During her India visits, Mehra would ferry golf balls and equipment donated to her by LPGA peers to help grow the women’s game in the country. In 2005, she organised a game and invited international names Heather Daly-Donofrio, Hilary Lunke and Celeste Troche to play an exhibition at the DLF Golf & Country Club in New Delhi. Simi won it. The following year, WGAI launched a five-leg Tour and hosted the Women’s Indian Open, for a prize purse of $100000. The tournament is now sanctioned by the Ladies European Tour.

“The golfing community is a small one. Most within India knew that Seema and I were together. Trust me I faced a lot of backlash when I was building the Tour. Now apparently, I’m just an invitee. But it doesn’t matter. The important thing is there’s an organization in place and there are girls making a living out of it. That was my only objective. I don’t care about being remembered as a founding member.”

After Simi, it took two decades for a second Indian to break into the LPGA Tour. Aditi Ashok joined the elite female professional golfers’ club as a rookie in 2017. Simi wasn’t surprised. “When she was 12 or 13, Aditi had beaten me in a playoff. A few years after that, I remember at one of the tournaments in Bangalore, caddying for herself, pulling her own cart and still shooting a phenomenal round. That day I heard myself say, ‘Okay, this kid is going to make it big’. Watching her do what she did at the Olympics this year, I had tears in my eyes. I couldn’t sleep on any of the four nights because I just couldn’t wait to see her play at dawn.”

In contrast to Aditi, Simi’s exploits never found their due in her time. “There was no support from the country. No media covering any of the events and no mention even when I made top-ten finishes on the Tour.
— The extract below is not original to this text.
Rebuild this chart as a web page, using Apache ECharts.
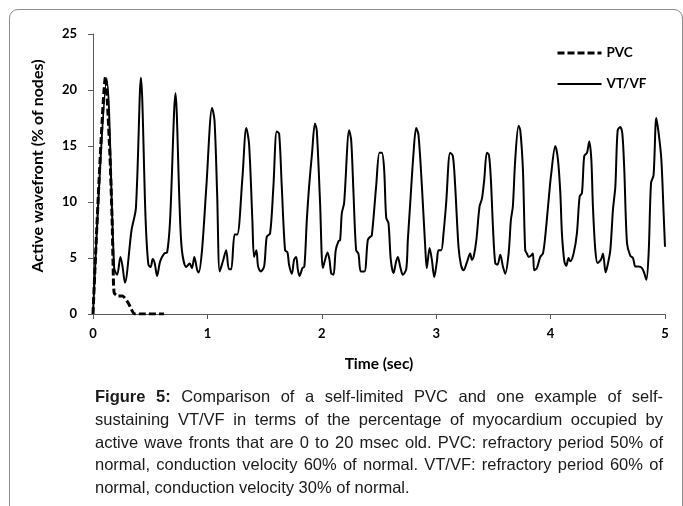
<!DOCTYPE html>
<html><head><meta charset="utf-8">
<script src="https://cdn.jsdelivr.net/npm/echarts@6/dist/echarts.min.js"></script>
<style>
html,body{margin:0;padding:0;background:#fff;}
#wrap{position:relative;width:683px;height:506px;overflow:hidden;background:#fff;}
#box{position:absolute;left:9px;top:9px;width:674px;height:620px;border:1px solid #8c8c8c;border-radius:9px;box-sizing:border-box;}
#chart{position:absolute;left:0;top:0;width:683px;height:506px;}
#cap{position:absolute;left:95px;top:385px;width:568px;font-family:"Liberation Sans",Arial,sans-serif;font-size:16.5px;line-height:22.8px;color:#1a1a1a;}
#cap div{text-align:justify;text-align-last:justify;}
#cap div.last{text-align-last:left;}
</style></head>
<body>
<div id="wrap">
<div id="box"></div>
<div id="chart"></div>
<div id="cap">
<div><b>Figure 5:</b> Comparison of a self-limited PVC and one example of self-</div>
<div>sustaining VT/VF in terms of the percentage of myocardium occupied by</div>
<div>active wave fronts that are 0 to 20 msec old. PVC: refractory period 50% of</div>
<div>normal, conduction velocity 60% of normal. VT/VF: refractory period 60% of</div>
<div class="last">normal, conduction velocity 30% of normal.</div>
</div>
</div>
<script>
const seriesNames = ['PVC', 'VT/VF'];
const xAxisTitle = 'Time (sec)';
const yAxisTitle = 'Active wavefront (% of nodes)';

const pvcTime  = [0, 0.11, 0.147, 0.167, 0.176, 0.185, 0.22, 0.258, 0.308, 0.367, 0.62];
const pvcValue = [0, 21.2, 14.4, 8.4, 4.25, 1.9, 1.6, 1.6, 1.0, 0, 0];

const vtTime = [
 0, 0.12, 0.185, 0.211, 0.24, 0.258, 0.279, 0.337, 0.375, 0.419, 0.46, 0.484, 0.504, 0.522, 0.54, 0.56, 0.587, 0.622, 0.648, 0.674, 0.721, 0.757, 0.777, 0.815, 0.845, 0.865, 0.886, 0.909, 0.924, 0.953, 0.991,
 1.041, 1.062, 1.085, 1.108, 1.138, 1.164, 1.188, 1.208, 1.238, 1.261, 1.305, 1.34, 1.364, 1.393, 1.408, 1.428, 1.443, 1.466, 1.496, 1.519, 1.548, 1.577, 1.606, 1.627, 1.65, 1.679, 1.70, 1.714, 1.738, 1.758, 1.776, 1.79, 1.805, 1.831, 1.848, 1.869, 1.889, 1.915, 1.94, 1.956, 1.985,
 2.009, 2.029, 2.05, 2.067, 2.082, 2.102, 2.122, 2.146, 2.16, 2.175, 2.195, 2.239, 2.257, 2.277, 2.30, 2.32, 2.341, 2.373, 2.402, 2.423, 2.437, 2.475, 2.504, 2.525, 2.545, 2.563, 2.583, 2.603, 2.627, 2.65, 2.665, 2.685, 2.708, 2.738, 2.752, 2.773, 2.802, 2.825, 2.845, 2.875, 2.904, 2.918, 2.942, 2.962, 2.983,
 3.006, 3.02, 3.044, 3.064, 3.087, 3.122, 3.146, 3.166, 3.195, 3.216, 3.239, 3.268, 3.297, 3.312, 3.327, 3.35, 3.379, 3.4, 3.42, 3.443, 3.461, 3.478, 3.496, 3.516, 3.536, 3.56, 3.583, 3.603, 3.633, 3.653, 3.67, 3.691, 3.72, 3.735, 3.758, 3.778, 3.793, 3.808, 3.828, 3.845, 3.857, 3.88, 3.91, 3.933, 3.953, 3.983,
 4.003, 4.041, 4.064, 4.085, 4.099, 4.12, 4.137, 4.157, 4.172, 4.201, 4.23, 4.254, 4.274, 4.294, 4.318, 4.338, 4.356, 4.37, 4.391, 4.411, 4.44, 4.458, 4.481, 4.499, 4.522, 4.545, 4.566, 4.586, 4.609, 4.627, 4.644, 4.668, 4.697, 4.72, 4.741, 4.77, 4.799, 4.819, 4.837, 4.857, 4.878, 4.9, 4.924, 4.945, 4.968, 4.988, 5.0
];
const vtValue = [
 0, 20.8, 4.1, 3.5, 5.1, 4.25, 2.8, 7.5, 9.45, 21.1, 8.4, 4.4, 4.2, 4.9, 4.5, 3.4, 4.7, 5.4, 5.5, 8.4, 19.7, 9.6, 5.7, 4.2, 4.5, 4.1, 5.1, 4.0, 3.7, 5.7, 11.4,
 18.4, 17.3, 10.8, 3.8, 4.8, 5.7, 4.0, 4.0, 7.1, 7.1, 12.0, 16.6, 15.2, 8.4, 5.1, 5.7, 4.25, 3.8, 4.25, 6.9, 7.2, 11.4, 16.3, 16.1, 11.4, 5.7, 5.5, 4.4, 3.6, 4.85, 5.1, 4.0, 3.4, 4.1, 4.25, 8.4, 11.4, 14.4, 17.0, 16.4, 9.9,
 4.1, 4.85, 5.5, 4.85, 3.65, 3.5, 5.7, 6.5, 6.6, 9.0, 9.9, 16.4, 15.5, 10.8, 5.7, 5.4, 3.8, 3.8, 6.6, 6.9, 7.0, 11.4, 14.4, 14.4, 12.9, 8.6, 8.1, 4.85, 3.65, 4.7, 5.1, 4.25, 3.5, 4.0, 6.6, 9.9, 14.4, 16.6, 16.0, 11.4, 6.0, 4.1, 5.9, 4.85, 3.3,
 4.7, 5.7, 5.7, 7.2, 9.9, 14.4, 14.1, 11.4, 6.0, 4.4, 3.9, 4.6, 5.4, 4.85, 5.1, 6.5, 9.6, 10.3, 12.0, 14.4, 14.2, 12.0, 7.8, 4.55, 4.4, 5.3, 4.25, 3.6, 5.4, 8.4, 9.6, 13.8, 16.8, 16.4, 12.9, 5.7, 5.4, 5.1, 5.2, 5.4, 3.9, 4.1, 5.1, 5.4, 6.9, 10.2,
 12.3, 15.0, 13.8, 10.8, 7.2, 4.7, 4.3, 5.0, 4.7, 5.4, 7.2, 10.5, 10.8, 14.1, 14.4, 15.4, 13.8, 9.6, 5.7, 4.55, 4.85, 5.4, 3.7, 4.4, 5.7, 9.3, 11.4, 16.4, 16.7, 16.1, 12.9, 6.3, 5.2, 5.0, 4.25, 4.25, 4.1, 3.65, 3.05, 5.4, 11.7, 12.4, 17.5, 16.1, 13.8, 9.0, 6.0
];

const font = 'Lato, "Open Sans", sans-serif';
const pairs = (xs, ys) => xs.map((x, i) => [x, ys[i]]);

const chart = echarts.init(document.getElementById('chart'), null, {renderer: 'canvas'});
chart.setOption({
  animation: false,
  backgroundColor: 'transparent',
  grid: {left: 93, right: 18, top: 34, bottom: 192, containLabel: false},
  legend: {
    orient: 'vertical', left: 556, top: 46, padding: 0,
    itemWidth: 44, itemHeight: 14, itemGap: 17,
    itemStyle: {opacity: 0},
    lineStyle: {width: 'inherit'},
    data: seriesNames,
    textStyle: {fontFamily: font, fontWeight: 'bold', fontSize: 13.5, color: '#000'}
  },
  xAxis: {
    type: 'value', min: 0, max: 5, interval: 1,
    axisLine: {lineStyle: {color: '#595959', width: 1}},
    axisTick: {show: true, length: 5, lineStyle: {color: '#595959'}},
    splitLine: {show: false},
    axisLabel: {margin: 13, fontFamily: font, fontWeight: 'bold', fontSize: 13, color: '#000'},
    name: xAxisTitle, nameLocation: 'middle', nameGap: 42,
    nameTextStyle: {fontFamily: font, fontWeight: 'bold', fontSize: 15.5, color: '#000'}
  },
  yAxis: {
    type: 'value', min: 0, max: 25, interval: 5,
    axisLine: {show: true, lineStyle: {color: '#595959', width: 1}},
    axisTick: {show: true, length: 5, lineStyle: {color: '#595959'}},
    splitLine: {show: false},
    axisLabel: {margin: 16, fontFamily: font, fontWeight: 'bold', fontSize: 13, color: '#000'},
    name: yAxisTitle, nameLocation: 'middle', nameGap: 47,
    nameTextStyle: {fontFamily: font, fontWeight: 'bold', fontSize: 16, color: '#000', padding: [0, 0, 0, 16]}
  },
  series: [
    {
      name: seriesNames[0], type: 'line', data: pairs(pvcTime, pvcValue),
      symbol: 'none', smooth: 0.2, z: 3,
      lineStyle: {color: '#000', width: 3, type: [7, 3]},
      itemStyle: {color: '#000'}
    },
    {
      name: seriesNames[1], type: 'line', data: pairs(vtTime, vtValue),
      symbol: 'none', smooth: 0.3, z: 2,
      lineStyle: {color: '#000', width: 2},
      itemStyle: {color: '#000'}
    }
  ]
});
</script>
</body></html>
But after a while you forget about it because you’re so focused on what you’re trying to do out there – surviving on the Tour and trying to pay your bills.”

Simi featured on the LPGA Tour till 2008 and now lives a quiet life with her partner in Noida. “When you’re young, you have to fight for everything,” she says, “It’s hard. When you hit your 40s and 50s, life’s a breeze. I have three beautiful dogs, a roof over my head, food on the table, and someone who loves me unconditionally. It’d be mighty ungrateful of me to ask for more.”